His stated philosophy demonstrated that he was one millennial who wasn't trying to clarify anything: Assumptions are encouraged; euphemisms preferred.
Of course they are.
Next up we motored to Northside to check out Iridian Gallery's opening of Paige Critcher's "Hinterland," a show of photographs taken near Sweet Briar College over the course of four years while the artist sorted out a major life implosion after losing her job, home and partner. Been there, done that.
Needless to say, sorting through a collision of life events like that over several years resulted in photographs of isolation, longing and curiosity that showed up in roads leading into fog, dead vines and eroding buildings.

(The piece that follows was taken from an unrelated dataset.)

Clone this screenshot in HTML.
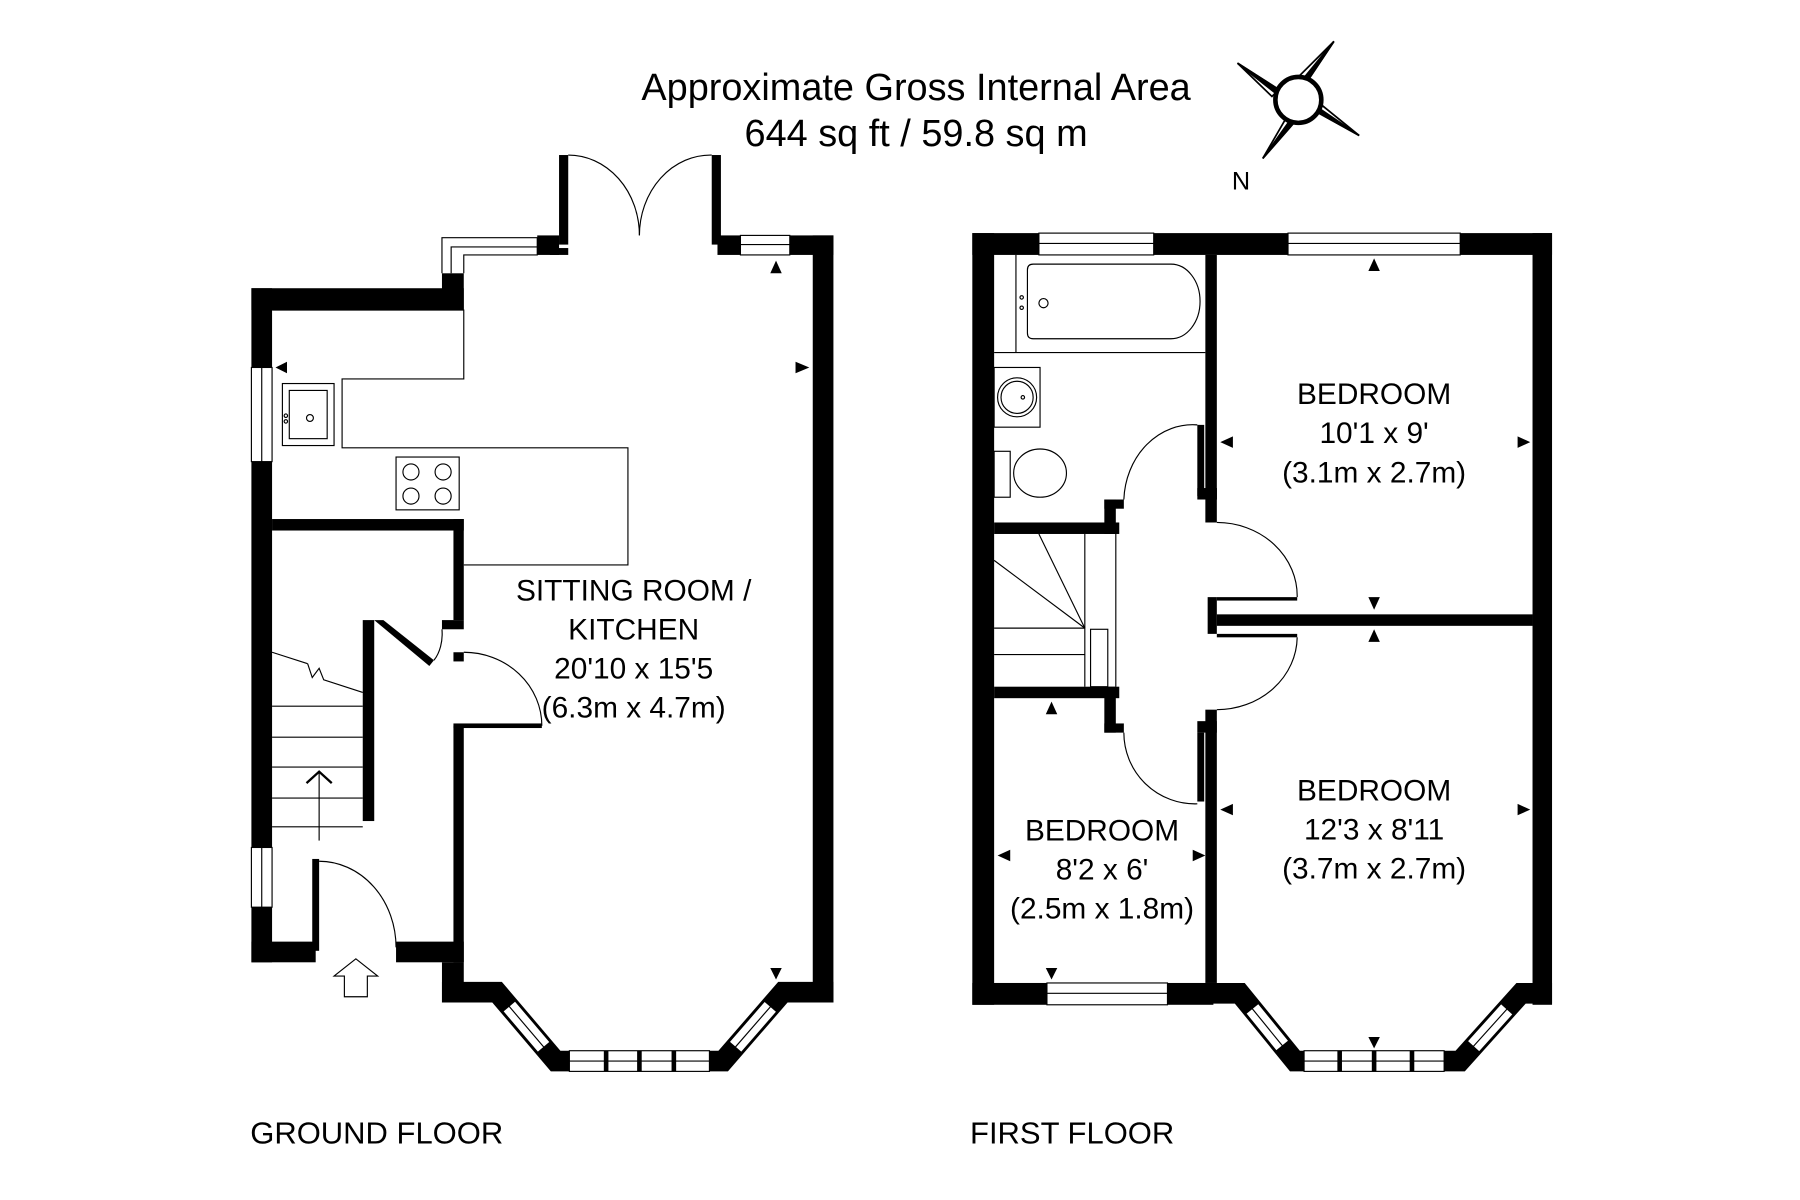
<!DOCTYPE html>
<html><head><meta charset="utf-8"><style>
html,body{margin:0;padding:0;background:#fff;}
svg{display:block;}
text{font-family:"Liberation Sans",Arial,sans-serif;fill:#000;}
</style></head><body>
<svg width="1800" height="1200" viewBox="0 0 1568 1045" preserveAspectRatio="none" xmlns="http://www.w3.org/2000/svg">
<rect width="1568" height="1045" fill="#fff"/>
<!-- Title -->
<text x="798" y="87" font-size="33" text-anchor="middle">Approximate Gross Internal Area</text>
<text x="798" y="127" font-size="33" text-anchor="middle">644 sq ft / 59.8 sq m</text>
<!-- Compass -->
<g stroke="#000" stroke-width="1.5" fill="#fff">
<polygon points="1100,138 1122,100 1128,106"/>
<polygon points="1162,36 1138,72 1132,66"/>
<polygon points="1078,55 1114,78 1108,84"/>
<polygon points="1184,118 1148,98 1152,92"/>
<polygon points="1100,138 1125,103 1128,106" fill="#000"/>
<polygon points="1162,36 1135,69 1138,72" fill="#000"/>
<polygon points="1078,55 1111,81 1114,78" fill="#000"/>
<polygon points="1184,118 1150,95 1148,98" fill="#000"/>
<circle cx="1131" cy="87" r="20" stroke-width="4"/>
</g>
<text x="1081" y="165" font-size="22" text-anchor="middle">N</text>

<!-- GROUND FLOOR -->
<g fill="#000">
<rect x="219" y="251" width="18" height="69"/>
<rect x="219" y="402" width="18" height="336"/>
<rect x="219" y="790" width="18" height="48"/>
<rect x="219" y="820" width="56" height="18"/>
<rect x="219" y="251" width="185" height="19"/>
<rect x="385" y="238" width="19" height="32"/>
<rect x="468" y="205" width="19" height="17"/>
<rect x="479" y="216" width="16" height="6"/>
<rect x="487" y="135" width="8" height="78"/>
<rect x="620" y="135" width="8" height="78"/>
<rect x="625" y="205" width="20" height="17"/>
<rect x="688" y="205" width="38" height="17"/>
<rect x="708" y="205" width="18" height="668"/>
<rect x="385" y="838" width="19" height="35"/>
<rect x="345" y="820" width="59" height="18"/>
<!-- interior -->
<rect x="237" y="452" width="167" height="10"/>
<rect x="395" y="452" width="9" height="88"/>
<rect x="385" y="540" width="19" height="8"/>
<rect x="395" y="568" width="9" height="8"/>
<rect x="395" y="632" width="9" height="206"/>
<rect x="395" y="630" width="77" height="4"/>
<rect x="316" y="540" width="10" height="175"/>
<rect x="272" y="748" width="6" height="80"/>
<polygon points="326,540 334,540 378,575 374,580"/>
</g>
<!-- ground bay -->
<polyline points="385,864 433,864 484,924 630,924 682,864 726,864" fill="none" stroke="#000" stroke-width="18" stroke-linejoin="miter"/>
<g transform="translate(433,864) rotate(49.6)">
<rect x="16" y="-7" width="47" height="14" fill="#fff" stroke="#000" stroke-width="1"/><line x1="16" y1="0" x2="63" y2="0" stroke="#000"/>
</g>
<g transform="translate(630,924) rotate(-49)">
<rect x="16" y="-7" width="47" height="14" fill="#fff" stroke="#000" stroke-width="1"/><line x1="16" y1="0" x2="63" y2="0" stroke="#000"/>
</g>
<g fill="none" stroke="#000" stroke-width="1">
<rect x="219" y="320" width="18" height="82"/><line x1="228" y1="320" x2="228" y2="402"/>
<rect x="219" y="738" width="18" height="52"/><line x1="228" y1="738" x2="228" y2="790"/>
<path d="M385,238 V207 H468 V222 H404 V238"/><path d="M393,238 V215 H468"/>
<rect x="645" y="205" width="43" height="17"/><line x1="645" y1="213" x2="688" y2="213"/>
<rect x="496" y="915" width="122" height="18" fill="#fff"/><line x1="496" y1="924" x2="618" y2="924"/>
<path d="M495,135 A62,70 0 0 1 557,205"/>
<path d="M620,135 A62,70 0 0 0 557,205"/>
<path d="M237,270 H404 V330 H298 V390 H547 V492 H404"/>
<rect x="246" y="334" width="45" height="54"/><rect x="252" y="340" width="33" height="42"/>
<circle cx="270" cy="364" r="3"/><circle cx="249" cy="362" r="1.5"/><circle cx="249" cy="367" r="1.5"/>
<rect x="345" y="398" width="55" height="46"/>
<circle cx="358" cy="411" r="7"/><circle cx="386" cy="411" r="7"/><circle cx="358" cy="432" r="7"/><circle cx="386" cy="432" r="7"/>
<line x1="237" y1="568" x2="268" y2="578"/><path d="M268,578 L272,590 L278,582 L282,592 L316,603"/>
<line x1="237" y1="615" x2="316" y2="615"/><line x1="237" y1="642" x2="316" y2="642"/>
<line x1="237" y1="668" x2="316" y2="668"/><line x1="237" y1="695" x2="316" y2="695"/>
<line x1="237" y1="720" x2="316" y2="720"/>
<line x1="278" y1="732" x2="278" y2="672"/><path d="M267,682 L278,672 L289,682" stroke-width="2"/>
<path d="M404,568 A68,64 0 0 1 472,632"/>
<path d="M378,575 A20,30 0 0 0 385,548"/>
<path d="M278,750 A67,75 0 0 1 345,825"/>
<path d="M300,868 V850 H291 L310,835 L329,850 H320 V868 Z"/>
</g>
<g fill="#000">
<rect x="526" y="915" width="4" height="18"/><rect x="555" y="915" width="4" height="18"/><rect x="585" y="915" width="4" height="18"/>
<polygon points="240,320 250,315 250,325"/>
<polygon points="705,320 693,315 693,325"/>
<polygon points="676,227 671,238 681,238"/>
<polygon points="676,853 671,843 681,843"/>
</g>
<text x="552" y="523" font-size="26" text-anchor="middle">SITTING ROOM /</text>
<text x="552" y="557" font-size="26" text-anchor="middle">KITCHEN</text>
<text x="552" y="591" font-size="26" text-anchor="middle">20'10 x 15'5</text>
<text x="552" y="625" font-size="26" text-anchor="middle">(6.3m x 4.7m)</text>
<text x="218" y="996" font-size="27">GROUND FLOOR</text>

<!-- FIRST FLOOR -->
<g fill="#000">
<rect x="847" y="203" width="19" height="672"/>
<rect x="847" y="203" width="58" height="19"/>
<rect x="1005" y="203" width="117" height="19"/>
<rect x="1272" y="203" width="80" height="19"/>
<rect x="1335" y="203" width="17" height="672"/>
<rect x="847" y="856" width="65" height="19"/>
<rect x="1017" y="856" width="40" height="19"/>
<rect x="1050" y="222" width="10" height="213"/>
<rect x="1043" y="370" width="6" height="62"/>
<rect x="1043" y="425" width="17" height="10"/>
<rect x="1050" y="425" width="10" height="30"/>
<rect x="1052" y="520" width="8" height="32"/>
<rect x="1060" y="535" width="275" height="10"/>
<rect x="1060" y="520" width="70" height="3"/>
<rect x="1060" y="552" width="70" height="3"/>
<rect x="1050" y="618" width="10" height="238"/>
<rect x="1043" y="628" width="17" height="10"/>
<rect x="1043" y="638" width="6" height="60"/>
<rect x="866" y="455" width="109" height="10"/>
<rect x="962" y="435" width="10" height="30"/>
<rect x="962" y="435" width="17" height="8"/>
<rect x="866" y="598" width="109" height="10"/>
<rect x="962" y="598" width="10" height="40"/>
<rect x="962" y="630" width="17" height="8"/>
</g>
<polyline points="1050,865 1080,865 1128,924 1272,924 1325,865 1352,865" fill="none" stroke="#000" stroke-width="18" stroke-linejoin="miter"/>
<g transform="translate(1080,865) rotate(50.9)">
<rect x="17" y="-7" width="42" height="14" fill="#fff" stroke="#000" stroke-width="1"/><line x1="17" y1="0" x2="59" y2="0" stroke="#000"/>
</g>
<g transform="translate(1272,924) rotate(-48)">
<rect x="17" y="-7" width="44" height="14" fill="#fff" stroke="#000" stroke-width="1"/><line x1="17" y1="0" x2="61" y2="0" stroke="#000"/>
</g>
<g fill="none" stroke="#000" stroke-width="1">
<rect x="905" y="203" width="100" height="19" fill="#fff"/><line x1="905" y1="212" x2="1005" y2="212"/>
<rect x="1122" y="203" width="150" height="19" fill="#fff"/><line x1="1122" y1="212" x2="1272" y2="212"/>
<rect x="912" y="856" width="105" height="19" fill="#fff"/><line x1="912" y1="865" x2="1017" y2="865"/>
<rect x="1136" y="915" width="122" height="18" fill="#fff"/><line x1="1136" y1="924" x2="1258" y2="924"/>
<line x1="866" y1="307" x2="1050" y2="307"/>
<line x1="885" y1="222" x2="885" y2="307"/>
<path d="M900,230 H1020 A25,32 0 0 1 1020,295 H900 Q895,295 895,290 V235 Q895,230 900,230 Z"/>
<circle cx="909" cy="264" r="4"/><circle cx="890" cy="259" r="1.5"/><circle cx="890" cy="268" r="1.5"/>
<rect x="866" y="320" width="40" height="52"/><circle cx="886" cy="346" r="17"/><circle cx="886" cy="346" r="14"/><circle cx="891" cy="346" r="1.5"/>
<ellipse cx="906" cy="412" rx="23" ry="21"/><rect x="866" y="393" width="14" height="40"/>
<line x1="945" y1="465" x2="945" y2="598"/>
<line x1="866" y1="488" x2="945" y2="547"/>
<line x1="905" y1="465" x2="945" y2="547"/>
<line x1="866" y1="547" x2="945" y2="547"/>
<line x1="866" y1="570" x2="945" y2="570"/>
<rect x="950" y="548" width="15" height="50"/>
<line x1="972" y1="465" x2="972" y2="598"/>
<path d="M1043,370 A60,68 0 0 0 979,435"/>
<path d="M1060,455 A70,64 0 0 1 1130,520"/>
<path d="M1060,618 A70,64 0 0 0 1130,555"/>
<path d="M979,638 A62,62 0 0 0 1043,700"/>
</g>
<g fill="#000">
<rect x="1165" y="915" width="4" height="18"/><rect x="1195" y="915" width="4" height="18"/><rect x="1228" y="915" width="4" height="18"/>
<polygon points="1197,225 1192,236 1202,236"/>
<polygon points="1063,385 1074,380 1074,390"/>
<polygon points="1333,385 1322,380 1322,390"/>
<polygon points="1197,531 1192,520 1202,520"/>
<polygon points="1197,548 1192,559 1202,559"/>
<polygon points="1063,705 1074,700 1074,710"/>
<polygon points="1333,705 1322,700 1322,710"/>
<polygon points="916,611 911,622 921,622"/>
<polygon points="869,745 880,740 880,750"/>
<polygon points="1050,745 1039,740 1039,750"/>
<polygon points="916,853 911,843 921,843"/>
<polygon points="1197,913 1192,903 1202,903"/>
</g>
<text x="1197" y="352" font-size="26" text-anchor="middle">BEDROOM</text>
<text x="1197" y="386" font-size="26" text-anchor="middle">10'1 x 9'</text>
<text x="1197" y="420" font-size="26" text-anchor="middle">(3.1m x 2.7m)</text>
<text x="1197" y="697" font-size="26" text-anchor="middle">BEDROOM</text>
<text x="1197" y="731" font-size="26" text-anchor="middle">12'3 x 8'11</text>
<text x="1197" y="765" font-size="26" text-anchor="middle">(3.7m x 2.7m)</text>
<text x="960" y="732" font-size="26" text-anchor="middle">BEDROOM</text>
<text x="960" y="766" font-size="26" text-anchor="middle">8'2 x 6'</text>
<text x="960" y="800" font-size="26" text-anchor="middle">(2.5m x 1.8m)</text>
<text x="845" y="996" font-size="27">FIRST FLOOR</text>
</svg>
</body></html>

During her artist's talk, Paige talked about one of the benefits of shooting out in the sticks is, once strangers understand that you're a photographer, you can get away with craziness. "I take advantage of that all the time," she laughed.
Since it's almost the exact same sentiment photographer Susan Worsham expressed last night at her artist's talk, I think we can surmise that some art forms can be considered a license to let go.
Driving home, Mac wanted to know if I was finished for the evening, sounding surprised when I said I was.
Since I got back late, late Sunday, it's been a week of close encounters of the first, second and third kinds and I honestly need a little time to process it all away from the fray. Hello, Friday night downtime.
And while it's now technically possible that my phone could ring, I know chances are slim to none that it will. And, as my Washington grandmother liked to euphemistically say, Slim just left town.
Meanwhile, I'll keep my fingers crossed for a walk in the snow tomorrow, the better to encourage a few choice assumptions.